Former NFL center Jeremy Newberry stated that he would sometimes see 20 or 30 players lined up before a game to get a shot of the drug, a scene called a pregame “cattle call.” Another NFL source said that figure was exaggerated. Newberry, the former 49er, Raider, Charger and Falcon, said that Toradol “makes you feel like Superman for three hours,” but the soon-to-be 37-year-old is now suffering from Stage 3 kidney failure that physicians believe may be attributed to his use of Toradol.
Alonzo Mourning postulated that his long-term use of anti-inflammatories contributed to a kidney disorder that forced him to prematurely retire from the NBA in 2003. Medical experts, however, have said that pain pills did not cause Mourning’s kidney disease.
Even with the uncertainty of how Toradol can affect a player’s body after he retires, some doctors worry about the short-term injuries that can be compounded when an athlete experiences a diminished pain sensation. For example, if Griffin had been injected with Toradol – which all observers say he was not – would his brain have been tricked into thinking that his knee was okay?
In short, do drugs like Toradol enable players to continue to play, or are they responsible for further, potentially severe, injury?
What’s even more concerning is that use of Toradol can inhibit the formation of blood clots, similar to the way that aspirin is used to inhibit blood clot formation for heart patients or those at a high risk of stroke. To the suddenly concussion-conscious NFL, the repercussions of allowing team physicians to administer such a treatment could be far-reaching.

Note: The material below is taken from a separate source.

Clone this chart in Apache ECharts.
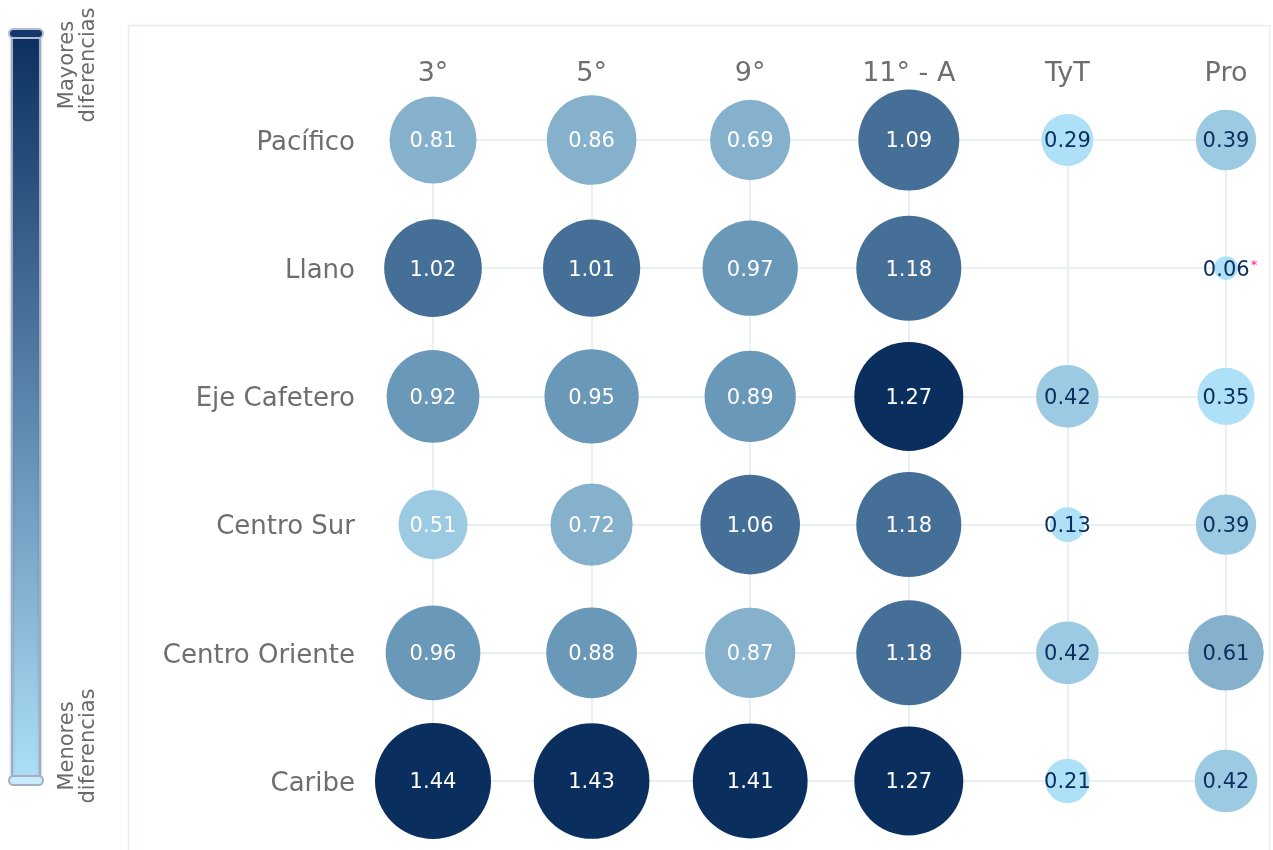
<!DOCTYPE html>
<html>
<head>
<meta charset="utf-8">
<script src="https://cdn.jsdelivr.net/npm/echarts@6/dist/echarts.min.js"></script>
<style>
html,body{margin:0;padding:0;background:#fff;}
#c{width:1273px;height:850px;}
</style>
</head>
<body>
<div id="c"></div>
<script>
// ---- data ----
var columnas = ['3°', '5°', '9°', '11° - A', 'TyT', 'Pro'];
var regiones = ['Pacífico', 'Llano', 'Eje Cafetero', 'Centro Sur', 'Centro Oriente', 'Caribe'];
var pacifico      = [0.81, 0.86, 0.69, 1.09, 0.29, 0.39];
var llano         = [1.02, 1.01, 0.97, 1.18, null, 0.06];
var ejeCafetero   = [0.92, 0.95, 0.89, 1.27, 0.42, 0.35];
var centroSur     = [0.51, 0.72, 1.06, 1.18, 0.13, 0.39];
var centroOriente = [0.96, 0.88, 0.87, 1.18, 0.42, 0.61];
var caribe        = [1.44, 1.43, 1.41, 1.27, 0.21, 0.42];
// cells marked with an asterisk [row, column]
var notas = [[1, 5]];
// colour class thresholds
var umbrales = [0.37, 0.55, 0.875, 1.0, 1.2];
var colores = ['#aee0f8', '#9ccae2', '#85b1cd', '#6a98b8', '#456f96', '#0a2f5e'];
var leyendaAlta = 'Mayores\ndiferencias';
var leyendaBaja = 'Menores\ndiferencias';

var filas = [pacifico, llano, ejeCafetero, centroSur, centroOriente, caribe];

function esNota(r, c) {
  for (var i = 0; i < notas.length; i++) if (notas[i][0] === r && notas[i][1] === c) return true;
  return false;
}

var datos = [];
filas.forEach(function (fila, r) {
  fila.forEach(function (v, c) {
    if (v === null) return;
    var nota = esNota(r, c);
    datos.push({
      value: [c, r, v],
      label: {
        color: c >= 4 ? '#0a2f5e' : '#ffffff',
        offset: nota ? [4, 2] : [0, 2]
      },
      nota: nota
    });
  });
});

var piezas = [];
for (var i = 0; i <= umbrales.length; i++) {
  var p = { color: colores[i] };
  if (i > 0) p.gte = umbrales[i - 1];
  if (i < umbrales.length) p.lt = umbrales[i];
  piezas.push(p);
}

var chart = echarts.init(document.getElementById('c'), null, { renderer: 'canvas' });

var labelFont = 'DejaVu Sans, Verdana, sans-serif';

chart.setOption({
  backgroundColor: '#ffffff',
  animation: false,
  grid: { left: 433, right: 47, top: 140, bottom: 69 },
  xAxis: {
    type: 'category',
    data: columnas,
    position: 'top',
    boundaryGap: false,
    axisLine: { show: false },
    axisTick: { show: false },
    axisLabel: { fontSize: 27, color: '#6e6e6e', margin: 53, fontFamily: labelFont },
    splitLine: { show: true, lineStyle: { color: '#e8f0f3', width: 2 } }
  },
  yAxis: {
    type: 'category',
    data: regiones,
    inverse: true,
    boundaryGap: false,
    axisLine: { show: false },
    axisTick: { show: false },
    axisLabel: {
      margin: 78,
      formatter: function (v) { return '{r|' + v + '}'; },
      rich: { r: { fontSize: 26, color: '#6e6e6e', fontFamily: labelFont, padding: [6, 0, 0, 0] } }
    },
    splitLine: { show: true, lineStyle: { color: '#e8f0f3', width: 2 } }
  },
  visualMap: {
    type: 'piecewise',
    show: false,
    dimension: 2,
    seriesIndex: 0,
    pieces: piezas
  },
  series: [{
    type: 'scatter',
    data: datos,
    symbolSize: function (val) { return 96.7 * Math.sqrt(val[2]); },
    itemStyle: { opacity: 1 },
    label: {
      show: true,
      position: 'inside',
      fontSize: 21,
      fontFamily: labelFont,
      formatter: function (p) {
        var t = p.value[2].toFixed(2);
        return p.data.nota ? '{v|' + t + '}{s|*}' : t;
      },
      rich: {
        v: { fontSize: 21, fontFamily: labelFont, color: '#0a2f5e' },
        s: { fontSize: 13, fontFamily: labelFont, color: '#ff1fa0', verticalAlign: 'top', padding: [0, 0, 10, 1] }
      }
    },
    emphasis: { disabled: true },
    z: 3
  }],
  graphic: [
    {
      type: 'rect', z: -1, silent: true,
      shape: { x: 128.5, y: 25.5, width: 1141, height: 840 },
      style: { fill: 'none', stroke: '#e6efef', lineWidth: 1.5 }
    },
    {
      type: 'rect', silent: true,
      shape: { x: 12, y: 33, width: 28, height: 748 },
      style: {
        fill: new echarts.graphic.LinearGradient(0, 0, 0, 1, [
          { offset: 0, color: '#0a2f5e' },
          { offset: 0.5, color: '#5b86ad' },
          { offset: 1, color: '#aee0f8' }
        ]),
        stroke: '#a3abc4', lineWidth: 2,
        shadowBlur: 3, shadowColor: 'rgba(80,90,120,0.35)'
      }
    },
    {
      type: 'rect', silent: true,
      shape: { x: 9, y: 29, width: 34, height: 9, r: 4.5 },
      style: { fill: '#14386a', stroke: '#b4bccf', lineWidth: 2 }
    },
    {
      type: 'rect', silent: true,
      shape: { x: 9, y: 776, width: 34, height: 9, r: 4.5 },
      style: { fill: '#c6ebfb', stroke: '#a6aec4', lineWidth: 2 }
    },
    {
      type: 'text', silent: true,
      x: 78, y: 65, rotation: Math.PI / 2,
      style: {
        text: leyendaAlta, fill: '#6a6a6a', font: '21px DejaVu Sans',
        align: 'center', verticalAlign: 'middle', lineHeight: 21
      }
    },
    {
      type: 'text', silent: true,
      x: 78, y: 746, rotation: Math.PI / 2,
      style: {
        text: leyendaBaja, fill: '#6a6a6a', font: '21px DejaVu Sans',
        align: 'center', verticalAlign: 'middle', lineHeight: 21
      }
    }
  ]
});
</script>
</body>
</html>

In 2011, former Pro-Bowler Joe Horn was among 12 plaintiffs that sued the NFL about its concussion policies, specifically alleging that there was widespread pregame use of an anti-inflammatory drug that could put someone with a head injury at increased risk. It’s one of several lawsuits filed against the NFL by past players who say the league did not do enough to protect them from concussions.
The NFL is in a tough spot on the topic. At least six NFL players have committed suicide in the last two years, with most, if not all, believed to have been brought on as the result of repeated concussions.
Earlier this month, it was revealed that former San Diego Chargers linebacker Junior Seau, who killed himself last May, had signs of Chronic Traumatic Encephalopathy in his brain. CTE is a progressive degenerative disease found in athletes and others with a history of repetitive brain trauma.
The recent tragedies have some players reconsidering their chosen professions. Still, many more are blinded by their desire to play the game, money and the competitive nature of the sport.
Players want Toradol because it keeps them on the field. Coaches turn a blind eye to its use because keeping players on the field increases the chances of a team’s winning, thus bolstering the coach’s employment outlook. Physicians, of course, are employed by the teams and evaluated by their ability to keep players active.
In a sport that’s become heavy handed in sanctioning players responsible for helmet-to-helmet collisions, its most effective way to mitigate brain trauma may be to ban the drug that allows them to suit up in the first place.
“We’re a commodity,” Barber said in a 2011 interview with ESPN. “We’re useful only when we’re on the field.”